• La Cour européenne de justice a condamné Varsovie à payer une amende d’un million d’euros par jour pour ne pas avoir suspendu les dispositions relatives à la chambre disciplinaire de la Cour suprême, un organe qui, selon l’Union, limite fortement l’indépendance des magistrats, influençant leur travail. Cette décision 1 est le résultat d’un processus institutionnel qui a débuté le 14 juillet dernier, lorsque la CJUE a accepté les arguments de la Commission européenne demandant des mesures de suspension provisoires (dans l’attente d’un jugement final) concernant les compétences de la chambre disciplinaire de la Cour suprême. 
  • Selon la Commission, le respect de l’État de droit2 en Pologne était et est toujours en jeu. La chambre disciplinaire en question, dont les juges sont indirectement nommés par le Parlement de Varsovie, a pris des mesures disciplinaires arbitraires à l’encontre de juges polonais jugés indésirables par la majorité au pouvoir. En dénonçant la violation du droit de l’Union, la Commission européenne avait exprimé son inquiétude quant à l’indépendance du pouvoir judiciaire polonais « en permettant à la chambre disciplinaire de la Cour suprême – dont l’indépendance n’est pas garantie – de prendre des décisions ayant un impact direct sur les juges et la manière dont ils exercent leurs fonctions ». 
  • L’arrêt définitif de la CJUE, qui condamne ainsi le gouvernement polonais, accroît les tensions entre l’Union et la Pologne sur la bonne application de l’État de droit. La Cour a précisé que le respect des mesures provisoires du 14 juillet 2021 « est nécessaire afin d’éviter une atteinte grave et irréparable à l’ordre juridique de l’Union européenne et aux valeurs sur lesquelles l’Union est fondée, notamment celle de l’État de droit ». La sanction restera en vigueur jusqu’à ce que Varsovie se conforme à ses obligations envers l’Union ou, dans le cas contraire, jusqu’à la date d’un jugement définitif dans cette affaire. 
  • Dans la semaine précédant la décision de la CJUE, le Premier ministre polonais Mateusz Morawiecki avait promis au Parlement européen que la section disciplinaire serait supprimée, mais en réalité, aucun projet de loi n’a été déposé à ce sujet.

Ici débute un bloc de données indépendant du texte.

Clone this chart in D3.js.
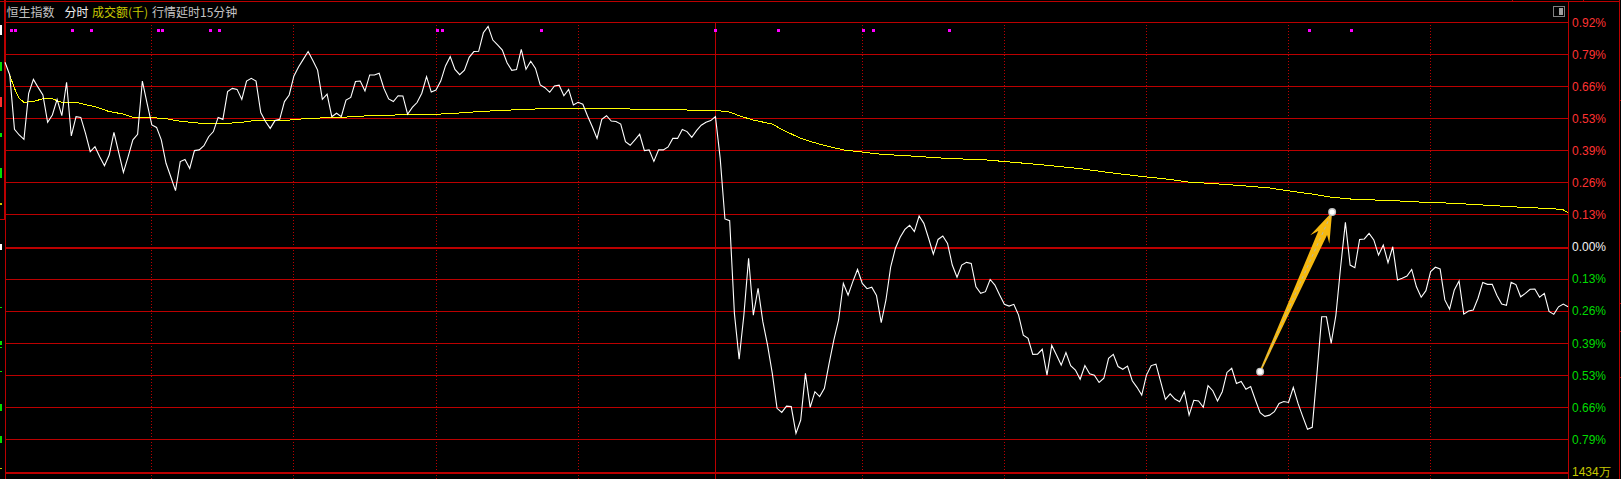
<!DOCTYPE html>
<html><head><meta charset="utf-8">
<script src="https://cdn.jsdelivr.net/npm/d3@7"></script>
<style>html,body{margin:0;padding:0;background:#000;overflow:hidden}svg{display:block}</style>
</head><body><div id="c"></div>
<script>
const priceValues = [
.757,.705,.482,.459,.441,.630,.687,.654,.623,.511,
.541,.605,.538,.675,.455,.534,.531,.466,.391,.411,
.370,.333,.377,.470,.388,.306,.370,.439,.462,.680,
.589,.500,.490,.439,.343,.288,.231,.350,.359,.322,
.395,.398,.415,.452,.473,.531,.523,.637,.650,.646,
.605,.680,.691,.680,.551,.514,.486,.518,.523,.596,
.623,.701,.739,.770,.801,.764,.725,.605,.626,.534,
.548,.534,.602,.613,.678,.680,.639,.705,.705,.712,
.650,.607,.596,.620,.619,.544,.572,.592,.630,.698,
.635,.643,.680,.742,.780,.728,.706,.725,.777,.801,
.802,.878,.904,.848,.828,.807,.755,.724,.727,.810,
.728,.761,.732,.664,.653,.634,.660,.663,.620,.646,
.582,.593,.585,.537,.493,.445,.523,.538,.516,.514,
.504,.432,.417,.439,.462,.395,.398,.351,.398,.398,
.410,.445,.445,.482,.473,.449,.477,.499,.511,.518,
.534,.363,.115,.108,-.272,-.460,-.279,-.046,-.279,-.169,
-.306,-.402,-.518,-.661,-.678,-.652,-.654,-.764,-.709,-.518,
-.657,-.593,-.613,-.579,-.477,-.381,-.299,-.149,-.197,-.142,
-.092,-.149,-.171,-.165,-.199,-.310,-.217,-.081,-.005,.040,
.072,.089,.063,.127,.097,.036,-.029,.031,.045,.015,
-.074,-.124,-.074,-.063,-.067,-.163,-.190,-.183,-.133,-.156,
-.197,-.235,-.242,-.235,-.279,-.361,-.374,-.440,-.439,-.419,
-.525,-.403,-.443,-.484,-.433,-.486,-.504,-.542,-.486,-.520,
-.525,-.555,-.538,-.456,-.440,-.490,-.501,-.488,-.548,-.575,
-.607,-.525,-.486,-.480,-.552,-.624,-.602,-.623,-.634,-.593,
-.689,-.628,-.631,-.657,-.568,-.589,-.631,-.593,-.514,-.497,
-.559,-.551,-.583,-.572,-.627,-.679,-.694,-.689,-.675,-.641,
-.633,-.637,-.575,-.641,-.695,-.747,-.739,-.518,-.286,-.286,
-.395,-.279,-.081,.101,-.074,-.085,.031,.033,.056,.029,
-.033,.008,-.064,.001,-.135,-.128,-.119,-.092,-.163,-.206,
-.179,-.101,-.083,-.090,-.217,-.255,-.176,-.139,-.275,-.262,
-.258,-.210,-.145,-.153,-.153,-.199,-.234,-.239,-.145,-.154,
-.204,-.190,-.173,-.172,-.206,-.190,-.264,-.276,-.245,-.234,
-.245];
const avgMinutes = [1,2,3,4,6,8,10,12,15,17,19,22,25,27,31,34,37,40,42,47,50,53,60,64,70,74,78,83,91,95,100,105,110,115,130,133,150,153,155,158,162,164,168,172,177,181,185,192,199,207,213,220,227,234,241,246,250,255,260,267,271,276,280,285,292,299,306,313,320,327,329,330];
const avgValues = [.705,.650,.609,.593,.597,.607,.607,.593,.593,.583,.575,.555,.545,.531,.530,.526,.515,.510,.505,.507,.511,.519,.520,.527,.531,.534,.540,.541,.544,.548,.555,.560,.564,.568,.568,.564,.560,.553,.538,.520,.504,.482,.445,.421,.398,.389,.380,.372,.363,.357,.347,.335,.321,.303,.287,.277,.266,.260,.253,.242,.230,.217,.204,.195,.191,.184,.179,.171,.163,.157,.152,.141];
const magentaMinutes = [1.37,2.22,14.25,18.26,32.41,33.26,43.4,45.3,91.32,92.38,113.28,150.1,163.3,181.3,183.4,199.4,275.4,284.3];
const dottedMinutes = [31,61,91,121,181,211,241,271,301];
const lunchMinute = 150;
const upperTicks = [.9198,.7884,.657,.5256,.3942,.2628,.1314];
const lowerTicks = [-.1314,-.2628,-.3942,-.5256,-.657,-.7884];
const zeroTick = 0, bottomTick = -.92;
const arrowFrom = {minute:265.0, pct:-.511};
const arrowTo = {minute:280.2, pct:.143};
const volumeLabel = "1434万";
const titleParts = [
  {text:"恒生指数", color:"#c4c4c4"},
  {text:"分时", color:"#f0f0f0"},
  {text:"成交额(千)", color:"#c8c800"},
  {text:"行情延时15分钟", color:"#c4c4c4"}
];
const titleStarts = [6.5,64.5,92,152];
const edgeMarks = [[25,35,"#fff"],[62,71,"#00e000"],[97,107,"#ff3030"],[133,137,"#00e000"],[168,178,"#00e000"],[203,205,"#c8c800"],[244,250,"#fff"],[307,308,"#00e000"],[341,345,"#00e000"],[347,348,"#00e000"],[371,372,"#00e000"],[404,411,"#00e000"],[436,443,"#00e000"],[468,469,"#c8c800"]];
const rightTicks = [100,303,331,377];

const W=1621,H=479, RED="#bb0000";
const x=d3.scaleLinear().domain([0,330]).range([5,1568]);
const y=d3.scaleLinear().domain([.92,-.92]).range([22.5,471.5]);
const svg=d3.select("#c").append("svg").attr("width",W).attr("height",H).style("background","#000");
const px=v=>Math.floor(v)+.5;

// frame
const frame=svg.append("g").attr("shape-rendering","crispEdges");
const hl=(yy,x1,x2,w=1)=>frame.append("line").attr("x1",x1).attr("x2",x2).attr("y1",yy).attr("y2",yy).attr("stroke",RED).attr("stroke-width",w);
const vl=(xx,y1,y2,w=1,dash=null)=>frame.append("line").attr("x1",xx).attr("x2",xx).attr("y1",y1).attr("y2",y2).attr("stroke",RED).attr("stroke-width",w).attr("stroke-dasharray",dash);
hl(1.5,0,1620);
upperTicks.concat(lowerTicks).forEach(v=>hl(px(y(v)),5,1568));
hl(248,5,1568,2);
hl(473,5,1568,2);
dottedMinutes.forEach(m=>vl(px(x(m)),25,H,1,"1 2"));
vl(px(x(lunchMinute)),22,H);
vl(5.5,0,H);
vl(4.5,0,219);
hl(219.5,0,5);
vl(px(x(330)),1,H);
vl(1619.5,0,H);
rightTicks.forEach(t=>hl(t+.5,1619,1621));
[1512,1583].forEach(t=>frame.append("line").attr("x1",t+.5).attr("x2",t+.5).attr("y1",0).attr("y2",1).attr("stroke",RED));

// left-edge remnants of the clipped axis
svg.append("g").attr("shape-rendering","crispEdges").selectAll("rect").data(edgeMarks).join("rect")
  .attr("x",0).attr("width",2).attr("y",d=>d[0]).attr("height",d=>d[1]-d[0]).attr("fill",d=>d[2]);

// magenta marks
svg.append("g").attr("shape-rendering","crispEdges").selectAll("rect").data(magentaMinutes).join("rect")
  .attr("x",m=>Math.round(x(m)-1.5)).attr("y",29).attr("width",3).attr("height",3).attr("fill","#ff00ff");

// series
const avgLine=d3.line().x((d,i)=>x(avgMinutes[i])).y(d=>y(d));
const priceLine=d3.line().x((d,i)=>x(i)).y(d=>y(d));
svg.append("path").attr("d",avgLine(avgValues)).attr("fill","none").attr("stroke","#ffff00").attr("stroke-width",1).attr("shape-rendering","crispEdges");
svg.append("path").attr("d",priceLine(priceValues)).attr("fill","none").attr("stroke","#fff").attr("stroke-width",1.1);

// arrow annotation
const ax=x(arrowFrom.minute),ay=y(arrowFrom.pct),bx=x(arrowTo.minute),by=y(arrowTo.pct);
const len=Math.hypot(bx-ax,by-ay),ux=(bx-ax)/len,uy=(by-ay)/len,nx=-uy,ny=ux;
const at=(back,side)=>[bx-ux*back+nx*side,by-uy*back+ny*side];
svg.append("path").attr("fill","#f6b90f").attr("d",d3.line()([
  [ax+nx*.8,ay+ny*.8],at(23,4.8),at(30,10.5),[bx,by],at(30,-10.5),at(23,-4.8),[ax-nx*.8,ay-ny*.8]])+"Z");
svg.append("line").attr("x1",ax).attr("y1",ay).attr("x2",bx).attr("y2",by).attr("stroke","#b9b9a8").attr("stroke-width",1).attr("stroke-dasharray","3 3");
[[ax,ay],[bx,by]].forEach(p=>{
  svg.append("circle").attr("cx",p[0]).attr("cy",p[1]).attr("r",4).attr("fill","#c4c4c4");
  svg.append("circle").attr("cx",p[0]).attr("cy",p[1]).attr("r",2.6).attr("fill","#fff");
});

// axis labels
const axisG=svg.append("g").attr("transform","translate(1572,0)");
const ff="'Liberation Sans',Arial,sans-serif";
const makeAxis=(vals,color,fmt)=>{
  const g=axisG.append("g").call(d3.axisRight(y).tickValues(vals).tickSize(0).tickPadding(0).tickFormat(fmt));
  g.select(".domain").remove();
  g.selectAll("text").attr("fill",color).style("font-family",ff).style("font-size","12px");
  return g;
};
const pctFmt=v=>Math.abs(v).toFixed(2)+"%";
makeAxis(upperTicks,"#ff3232",pctFmt);
makeAxis(lowerTicks,"#00dc00",pctFmt);
makeAxis([zeroTick],"#f4f4f4",pctFmt);
makeAxis([bottomTick],"#c8c800",()=>volumeLabel);

// title
svg.append("g").selectAll("text").data(titleParts).join("text")
  .attr("x",(d,i)=>titleStarts[i]).attr("y",16.5).attr("fill",d=>d.color)
  .style("font-family","'Noto Sans CJK SC','Noto Sans',sans-serif").style("font-size","12px").text(d=>d.text);

// window button
const btn=svg.append("g").attr("shape-rendering","crispEdges");
btn.append("rect").attr("x",1553.5).attr("y",6.5).attr("width",11).attr("height",10).attr("rx",1).attr("fill","none").attr("stroke","#808080");
btn.append("rect").attr("x",1559).attr("y",8).attr("width",4).attr("height",7).attr("fill","#a0a0a0");
</script></body></html>
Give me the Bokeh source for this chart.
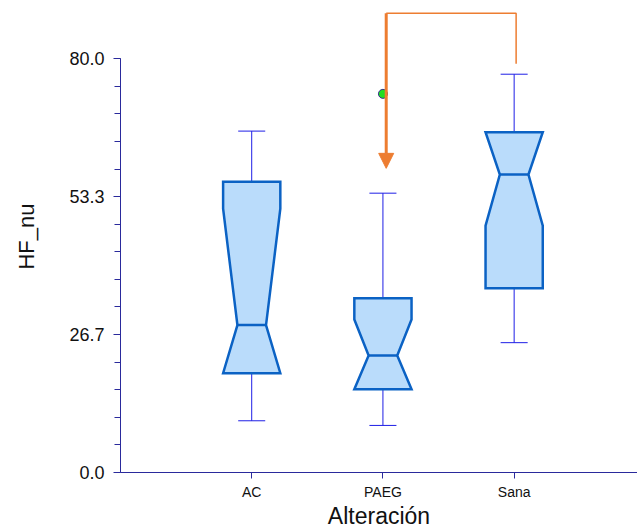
from bokeh.plotting import figure
from bokeh.models import (Range1d, FixedTicker, NumeralTickFormatter, Arrow,
                          NormalHead)
from bokeh.embed import file_html
from bokeh.resources import INLINE

# ---- data ----
categories = ["AC", "PAEG", "Sana"]
whisker_lo = [10.0, 9.1, 25.1]
q1 = [19.2, 16.1, 35.6]
median = [28.5, 22.6, 57.6]
q3 = [56.2, 33.7, 65.8]
whisker_hi = [66.0, 54.0, 77.0]
notch_lo = [19.2, 16.1, 47.7]
notch_hi = [51.0, 29.6, 65.8]
outlier_cat = ["PAEG"]
outlier_val = [73.2]
y_ticks = [0.0, 26.67, 53.33, 80.0]

# annotation (comparison bracket) values
bracket_from = "PAEG"
bracket_to = "Sana"
bracket_top = 88.8
arrow_tip = 58.8
bracket_end = 79.0

FONT = "Liberation Sans"
AXIS_COLOR = "#2A2A9C"
BOX_LINE = "#0B62C4"
BOX_FILL = "#BADCFB"
WHISKER = "#1E1EE6"
ORANGE = "#ED7D31"

pos = {c: i + 1 for i, c in enumerate(categories)}
xc = [pos[c] for c in categories]

p = figure(width=637, height=531, output_backend="svg", toolbar_location=None,
           x_range=Range1d(0, 3.94), y_range=Range1d(0, 91.25),
           min_border_left=120, min_border_right=0, min_border_top=0,
           min_border_bottom=58)
p.grid.visible = False
p.outline_line_color = None
p.background_fill_color = "white"
p.border_fill_color = "white"

# boxes with notches
bw = 0.218
nw = 0.109
cw = 0.103
xs, ys = [], []
for c, a, m, b, nl, nh in zip(xc, q1, median, q3, notch_lo, notch_hi):
    lo = max(nl, a)
    hi = min(nh, b)
    xs.append([c - bw, c + bw, c + bw, c + nw, c + bw, c + bw,
               c - bw, c - bw, c - nw, c - bw])
    ys.append([b, b, hi, m, lo, a, a, lo, m, hi])

# whiskers
p.segment(x0=xc, y0=q3, x1=xc, y1=whisker_hi, line_color=WHISKER, line_width=1)
p.segment(x0=xc, y0=whisker_lo, x1=xc, y1=q1, line_color=WHISKER, line_width=1)
p.segment(x0=[c - cw for c in xc], y0=whisker_hi, x1=[c + cw for c in xc],
          y1=whisker_hi, line_color=WHISKER, line_width=1)
p.segment(x0=[c - cw for c in xc], y0=whisker_lo, x1=[c + cw for c in xc],
          y1=whisker_lo, line_color=WHISKER, line_width=1)

p.patches(xs=xs, ys=ys, fill_color=BOX_FILL, line_color=BOX_LINE,
          line_width=2.5, line_join="miter")
p.segment(x0=[c - nw for c in xc], y0=median, x1=[c + nw for c in xc],
          y1=median, line_color=BOX_LINE, line_width=2.5)

# outlier
p.scatter(x=[pos[c] for c in outlier_cat], y=outlier_val, size=9,
          fill_color="#22DD22", line_color="#33338A", line_width=1)

# bracket + arrow
xa = pos[bracket_from] + 0.025
xb = pos[bracket_to] + 0.015
p.line(x=[xa, xb, xb], y=[bracket_top, bracket_top, bracket_end],
       line_color=ORANGE, line_width=1.5)
p.add_layout(Arrow(end=NormalHead(size=15, fill_color=ORANGE,
                                  line_color=ORANGE),
                   x_start=xa, y_start=bracket_top, x_end=xa, y_end=arrow_tip,
                   line_color=ORANGE, line_width=3))

# axes
xa_ = p.xaxis[0]
xa_.ticker = FixedTicker(ticks=xc)
xa_.major_label_overrides = {pos[c]: c for c in categories}
xa_.axis_label = "Alteración"

ya_ = p.yaxis[0]
ya_.ticker = FixedTicker(ticks=y_ticks,
                         minor_ticks=[i * 80 / 15 for i in range(16)])
ya_.formatter = NumeralTickFormatter(format="0.0")
ya_.axis_label = "HF_nu"
ya_.bounds = (0, 80)

for ax in (xa_, ya_):
    ax.axis_line_color = AXIS_COLOR
    ax.axis_line_width = 1
    ax.major_tick_line_color = AXIS_COLOR
    ax.minor_tick_line_color = AXIS_COLOR if ax is ya_ else None
    ax.major_tick_in = 0
    ax.minor_tick_in = 0
    ax.axis_label_text_font = FONT
    ax.axis_label_text_font_style = "normal"
    ax.axis_label_text_color = "#111111"
    ax.major_label_text_font = FONT
    ax.major_label_text_color = "#111111"

xa_.major_tick_out = 6
xa_.major_label_text_font_size = "14px"
xa_.major_label_standoff = 5
xa_.axis_label_text_font_size = "23px"
xa_.axis_label_standoff = 0

ya_.major_tick_out = 7
ya_.minor_tick_out = 6
ya_.major_label_text_font_size = "18px"
ya_.major_label_standoff = 9
ya_.axis_label_text_font_size = "22px"
ya_.axis_label_standoff = 27

open("out.html", "w").write(file_html(p, INLINE))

La Pologne, qui a déjà vu les 23,9 milliards de subventions que le pays est censé recevoir du PNR gelés par l’Union, n’a montré aucune intention de coopérer, aggravant la crise entre son pays et l’Union en corroborant l’idée que le droit polonais peut primer sur l’ordre juridique communautaire.
  • Varsovie, pour sa part, a réaffirmé que l’organisation du système judiciaire relève de la responsabilité des États membres et que la voie du chantage et de la punition ne permettra pas d’apaiser les tensions avec l’Union. D’autre part, le montant de l’amende est (délibérément) important selon les normes de la Cour de justice, et s’opposer à son paiement est plutôt compliqué : afin d’éviter l’accumulation de la sanction, la solution la plus simple entreprise jusqu’à présent par les États ayant reçu des condamnations similaires est de se conformer aux demandes.